[Listing]
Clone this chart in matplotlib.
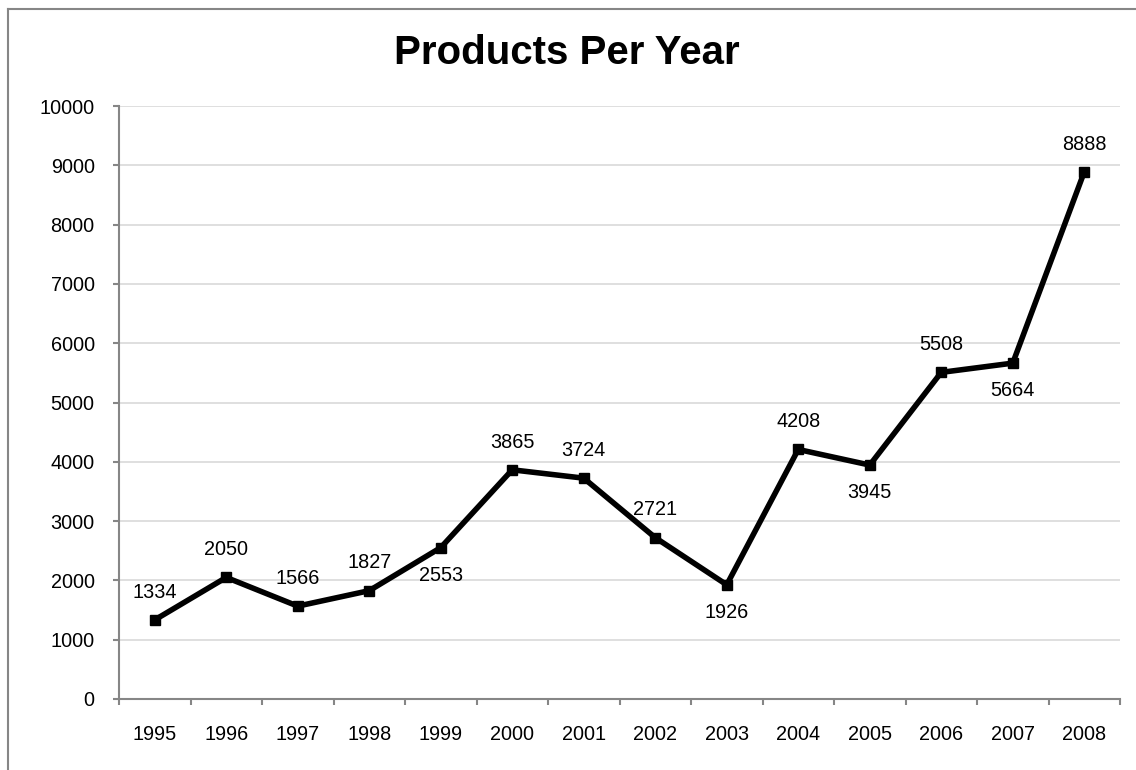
import matplotlib.pyplot as plt
from matplotlib.lines import Line2D

plt.rcParams['font.family'] = ['Liberation Sans', 'DejaVu Sans']

years = ['1995', '1996', '1997', '1998', '1999', '2000', '2001',
         '2002', '2003', '2004', '2005', '2006', '2007', '2008']
products = [1334, 2050, 1566, 1827, 2553, 3865, 3724,
            2721, 1926, 4208, 3945, 5508, 5664, 8888]
# label above (+1) or below (-1) the point
label_side = [1, 1, 1, 1, -1, 1, 1, 1, -1, 1, -1, 1, -1, 1]

fig = plt.figure(figsize=(11.36, 7.7), dpi=100)
ax = fig.add_axes([119 / 1136, 1 - 699 / 770, (1120 - 119) / 1136, (699 - 106) / 770])

# chart-area border (clipped at right and bottom, as in the source)
gris = '#868686'
fig.add_artist(Line2D([8 / 1136, 8 / 1136], [0, 1 - 9 / 770], color=gris, lw=1.5))
fig.add_artist(Line2D([8 / 1136, 1], [1 - 9 / 770, 1 - 9 / 770], color=gris, lw=1.5))

x = list(range(len(years)))
ax.plot(x, products, color='black', lw=4, marker='s', markersize=7.5, zorder=3)

for xi, v, s in zip(x, products, label_side):
    ax.annotate(str(v), (xi, v), xytext=(0, 20 * s), textcoords='offset points',
                ha='center', va='center', fontsize=14.3)

ax.set_xlim(-0.5, len(years) - 0.5)
ax.set_ylim(0, 10000)
ax.set_yticks(range(0, 10001, 1000))
ax.set_xticks(x)
ax.set_xticklabels(years)
ax.set_xticks([i - 0.5 for i in range(len(years) + 1)], minor=True)

ax.grid(axis='y', color='#d9d9d9', lw=1.2)
ax.set_axisbelow(True)
for side in ['top', 'right']:
    ax.spines[side].set_visible(False)
for side in ['left', 'bottom']:
    ax.spines[side].set_color(gris)
    ax.spines[side].set_linewidth(1.5)

ax.tick_params(axis='y', which='major', length=4.5, width=1.5, color=gris, pad=13, labelsize=14.3)
ax.tick_params(axis='x', which='major', length=0, pad=18.5, labelsize=14.3)
ax.tick_params(axis='x', which='minor', length=4.5, width=1.5, color=gris)

fig.text(567 / 1136, 1 - 53 / 770, 'Products Per Year',
         ha='center', va='center', fontsize=29, fontweight='bold')

fig.savefig('out.png', dpi=100)
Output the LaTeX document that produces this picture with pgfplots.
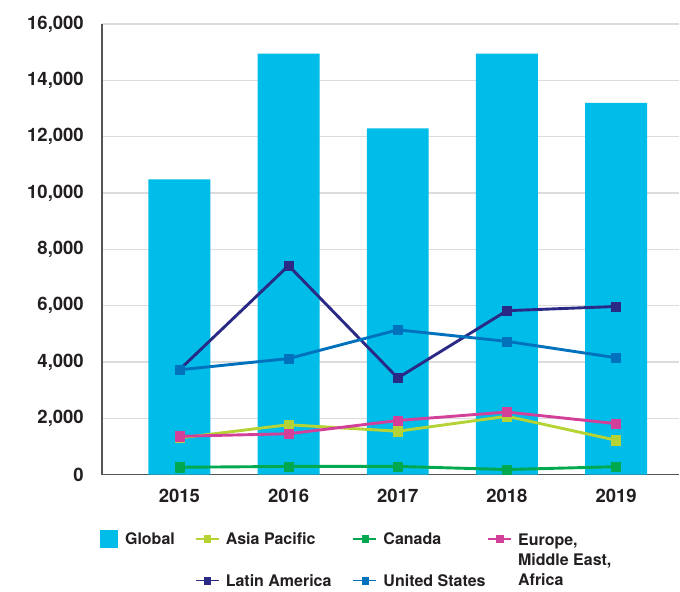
\documentclass[border=0pt]{standalone}
\usepackage{pgfplots}
\pgfplotsset{compat=1.18}
\usepackage{fontspec}
\setmainfont{TeX Gyre Heros}
\definecolor{cGlobal}{HTML}{00BCE8}
\definecolor{cAsia}{HTML}{B5D334}
\definecolor{cCanada}{HTML}{00A84F}
\definecolor{cEurope}{HTML}{D2409A}
\definecolor{cLatin}{HTML}{2A2A86}
\definecolor{cUS}{HTML}{0071BC}
\definecolor{txt}{HTML}{231F20}
\definecolor{axisgray}{HTML}{555555}
\definecolor{gridgray}{HTML}{DCDCDC}
\pgfplotsset{
  regline/.style={line width=2.9pt, mark=square*, mark size=4.6pt, mark options={line width=0.4pt}},
  lineleg/.style={legend image code/.code={
     \draw[##1,line width=1.6pt,mark size=3.2pt,mark repeat=2,mark phase=2] plot coordinates {(0pt,0pt) (11.5pt,0pt) (23pt,0pt)};
     \path[draw=none,fill=none] (0pt,-7pt) rectangle (30pt,7pt);}},
}
\begin{document}
\begin{tikzpicture}
\begin{axis}[
    name=ax,
    scale only axis, width=578pt, height=451pt,
    xmin=2014.29, xmax=2019.58,
    ymin=0, ymax=16000,
    xtick={2015,2016,2017,2018,2019},
    xticklabels={2015,2016,2017,2018,2019},
    ytick={0,2000,...,16000},
    scaled y ticks=false,
    /pgf/number format/1000 sep={,},
    /pgf/number format/assume math mode=true,
    major tick length=0pt,
    axis x line*=bottom, axis y line*=left,
    axis line style={color=axisgray, line width=1.2pt, -},
    ymajorgrids, grid style={color=gridgray, line width=1.2pt},
    ticklabel style={font=\fontsize{18.5}{20}\selectfont\bfseries, text=txt, inner sep=0pt},
    yticklabel style={anchor=east, xshift=-18pt},
    xticklabel style={anchor=north, yshift=-14pt},
    legend columns=4,
    legend cell align=left,
    legend style={draw=none, fill=none, inner sep=0pt, column sep=0pt, row sep=26pt,
      nodes={inner sep=0pt, text depth=0pt},
      font=\fontsize{16}{20}\selectfont\bfseries, text=txt,
      at={(axis description cs:0,0)}, anchor=north west, xshift=-2pt, yshift=-55pt},
]
\addplot[ybar, bar width=62pt, bar shift=0pt, fill=cGlobal, draw=none,
  legend image code/.code={\fill[cGlobal] (0pt,-9pt) rectangle (18pt,9pt); \path[draw=none,fill=none] (25pt,0pt);}]
  coordinates {(2015,10480) (2016,14950) (2017,12290) (2018,14950) (2019,13200)};
\addlegendentry{\makebox[70pt][l]{Global}}
\addplot[regline, lineleg, color=cAsia]
  coordinates {(2015,1300) (2016,1770) (2017,1540) (2018,2070) (2019,1220)};
\addlegendentry{\makebox[127pt][l]{Asia Pacific}}
\addplot[regline, lineleg, color=cCanada]
  coordinates {(2015,260) (2016,290) (2017,290) (2018,180) (2019,280)};
\addlegendentry{\makebox[104pt][l]{Canada}}
\addplot[regline, lineleg, color=cEurope]
  coordinates {(2015,1360) (2016,1450) (2017,1920) (2018,2220) (2019,1810)};
\addlegendentry{\raisebox{0pt}[\height][0pt]{\begin{tabular}[t]{@{}l@{}}Europe,\\Middle East,\\Africa\end{tabular}}}
\addlegendimage{legend image code/.code={}}
\addlegendentry{}
\addplot[regline, lineleg, color=cLatin]
  coordinates {(2015,3720) (2016,7420) (2017,3430) (2018,5820) (2019,5970)};
\addlegendentry{\makebox[127pt][l]{Latin America}}
\addplot[regline, lineleg, color=cUS]
  coordinates {(2015,3720) (2016,4120) (2017,5140) (2018,4730) (2019,4150)};
\addlegendentry{\makebox[104pt][l]{United States}}
\addlegendimage{legend image code/.code={}}
\addlegendentry{}
\end{axis}
\path (ax.south west) ++(-102pt,-117pt) rectangle ++(680pt,592pt);
\end{tikzpicture}
\end{document}
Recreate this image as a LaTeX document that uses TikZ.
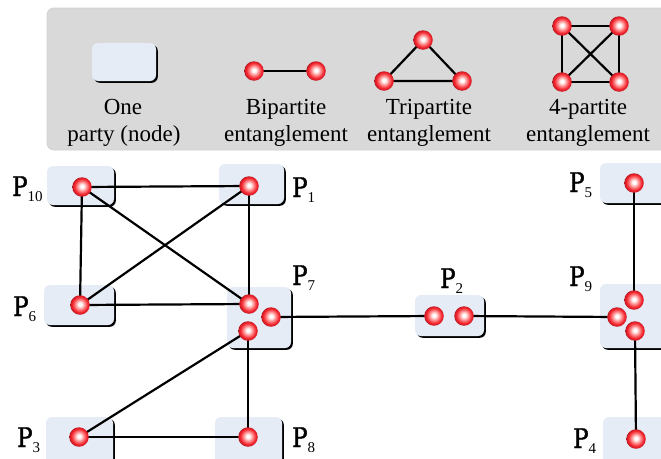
\documentclass[tikz,border=0pt]{standalone}
\usepackage{fontspec}
\setmainfont{Liberation Serif}
\newfontfamily\legfont{Liberation Serif}
\newfontfamily\pfont[FakeStretch=0.85,FakeBold=1.2]{DejaVu Serif}
\usetikzlibrary{shadows}
\pgfdeclarelayer{boxes}
\pgfdeclarelayer{links}
\pgfsetlayers{boxes,links,main}
\definecolor{boxfill}{HTML}{E6ECF6}
\definecolor{legfill}{HTML}{D9D9D9}
\definecolor{ballred}{HTML}{F2222C}
\pgfdeclareradialshading{redball}{\pgfpoint{0bp}{2bp}}{%
  color(0bp)=(white); color(4bp)=(white); color(12bp)=(red!45!white);
  color(20bp)=(ballred); color(24bp)=(ballred!88!black); color(25bp)=(ballred!70!black); color(50bp)=(ballred!70!black)}
\newcommand{\plab}[1]{{\fontsize{27}{27}\pfont P}\raisebox{-5pt}{\fontsize{15}{15}\legfont #1}}
\tikzset{
  partybox/.style={rectangle, rounded corners=6pt, fill=boxfill, inner sep=0pt,
    drop shadow={shadow xshift=1.8pt, shadow yshift=-1.8pt, fill=black, opacity=1}},
  qubit/.style={circle, minimum size=19.5pt, inner sep=0pt, shading=redball},
  link/.style={line width=2.2pt, black},
  legtext/.style={font=\fontsize{23}{27}\legfont, anchor=base, inner sep=0pt},
  plabel/.style={anchor=base west, inner sep=0pt}
}
\begin{document}
\begin{tikzpicture}[x=1pt,y=-1pt]
\useasboundingbox (0,0) rectangle (661,458);
\begin{pgfonlayer}{boxes}
% legend
\node[rectangle, rounded corners=7pt, fill=legfill, draw=black!18, line width=0.8pt,
  minimum width=650pt, minimum height=142pt, inner sep=0pt] (legend) at (372,79) {};
\node[partybox, minimum width=64pt, minimum height=38pt] (legbox) at (124,62) {};
% party boxes
\node[partybox, minimum width=67pt, minimum height=39pt] (B10) at (80.5,185.5) {};
\node[partybox, minimum width=65pt, minimum height=40pt] (B1) at (251.5,184) {};
\node[partybox, minimum width=70pt, minimum height=40pt] (B6) at (79,305) {};
\node[partybox, minimum width=64pt, minimum height=61pt] (B7) at (259,317.5) {};
\node[partybox, minimum width=69pt, minimum height=41pt] (B2) at (449.5,315.5) {};
\node[partybox, minimum width=72pt, minimum height=40pt] (B5) at (636,183) {};
\node[partybox, minimum width=72pt, minimum height=64pt] (B9) at (636,316) {};
\node[partybox, minimum width=67pt, minimum height=54pt] (B3) at (79.5,444) {};
\node[partybox, minimum width=67pt, minimum height=54pt] (B8) at (248.5,444) {};
\node[partybox, minimum width=70pt, minimum height=54pt] (B4) at (638,444) {};
\end{pgfonlayer}
\node[legtext] (t1a) at (123,114) {One};
\node[legtext] (t1b) at (124,141) {party (node)};
\node[qubit] (b1) at (254,71) {};
\node[qubit] (b2) at (316,71) {};
\node[legtext] (t2a) at (286,114) {Bipartite};
\node[legtext] (t2b) at (286,141) {entanglement};
\node[qubit] (c1) at (423,40) {};
\node[qubit] (c2) at (384,81) {};
\node[qubit] (c3) at (462,81) {};
\node[legtext] (t3a) at (429,114) {Tripartite};
\node[legtext] (t3b) at (429,141) {entanglement};
\node[qubit] (d1) at (562,26) {};
\node[qubit] (d2) at (619,26) {};
\node[qubit] (d3) at (562,82) {};
\node[qubit] (d4) at (619,82) {};
\node[legtext] (t4a) at (588,114) {4-partite};
\node[legtext] (t4b) at (588,141) {entanglement};
% qubits
\node[qubit] (q10) at (82,187) {};
\node[qubit] (q1) at (249,186) {};
\node[qubit] (q6) at (80,305) {};
\node[qubit] (q7a) at (249,304) {};
\node[qubit] (q7b) at (271,317) {};
\node[qubit] (q7c) at (248,331) {};
\node[qubit] (q2a) at (434,316) {};
\node[qubit] (q2b) at (464,316) {};
\node[qubit] (q5) at (634,183) {};
\node[qubit] (q9a) at (634,300) {};
\node[qubit] (q9b) at (617,317) {};
\node[qubit] (q9c) at (635,331) {};
\node[qubit] (q3) at (79,437) {};
\node[qubit] (q8) at (248,437) {};
\node[qubit] (q4) at (636,439) {};
% links
\begin{pgfonlayer}{links}
\draw[link] (b1.center) -- (b2.center);
\draw[link] (c1.center) -- (c2.center) -- (c3.center) -- cycle;
\draw[link] (d1.center) -- (d2.center) -- (d4.center) -- (d3.center) -- cycle;
\draw[link] (d1.center) -- (d4.center);
\draw[link] (d2.center) -- (d3.center);
\draw[link] (q10.center) -- (q1.center);
\draw[link] (q10.center) -- (q6.center);
\draw[link] (q10.center) -- (q7a.center);
\draw[link] (q1.center) -- (q6.center);
\draw[link] (q1.center) -- (q7a.center);
\draw[link] (q6.center) -- (q7a.center);
\draw[link] (q7b.center) -- (q2a.center);
\draw[link] (q2b.center) -- (q9b.center);
\draw[link] (q5.center) -- (q9a.center);
\draw[link] (q9c.center) -- (q4.center);
\draw[link] (q7c.center) -- (q3.center);
\draw[link] (q7c.center) -- (q8.center);
\draw[link] (q3.center) -- (q8.center);
\end{pgfonlayer}
% labels
\node[plabel] (l10) at (12,196) {\plab{10}};
\node[plabel] (l1) at (292,197) {\plab{1}};
\node[plabel] (l6) at (13,316) {\plab{6}};
\node[plabel] (l7) at (292,285) {\plab{7}};
\node[plabel] (l2) at (440,288) {\plab{2}};
\node[plabel] (l5) at (569,192) {\plab{5}};
\node[plabel] (l9) at (569,286) {\plab{9}};
\node[plabel] (l3) at (17,447) {\plab{3}};
\node[plabel] (l8) at (292,447) {\plab{8}};
\node[plabel] (l4) at (573,448) {\plab{4}};
\end{tikzpicture}
\end{document}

[Problem] Copy only the part of the records that runs from the first line to the line with "plt.rcParams['font.family'] = ['Liberation", ends included, leaving pictures out.

[Answer for this exercise]
Clone this chart in matplotlib.
import matplotlib.pyplot as plt
from matplotlib.lines import Line2D

plt.rcParams['font.family'] = ['Liberation Sans', 'DejaVu Sans']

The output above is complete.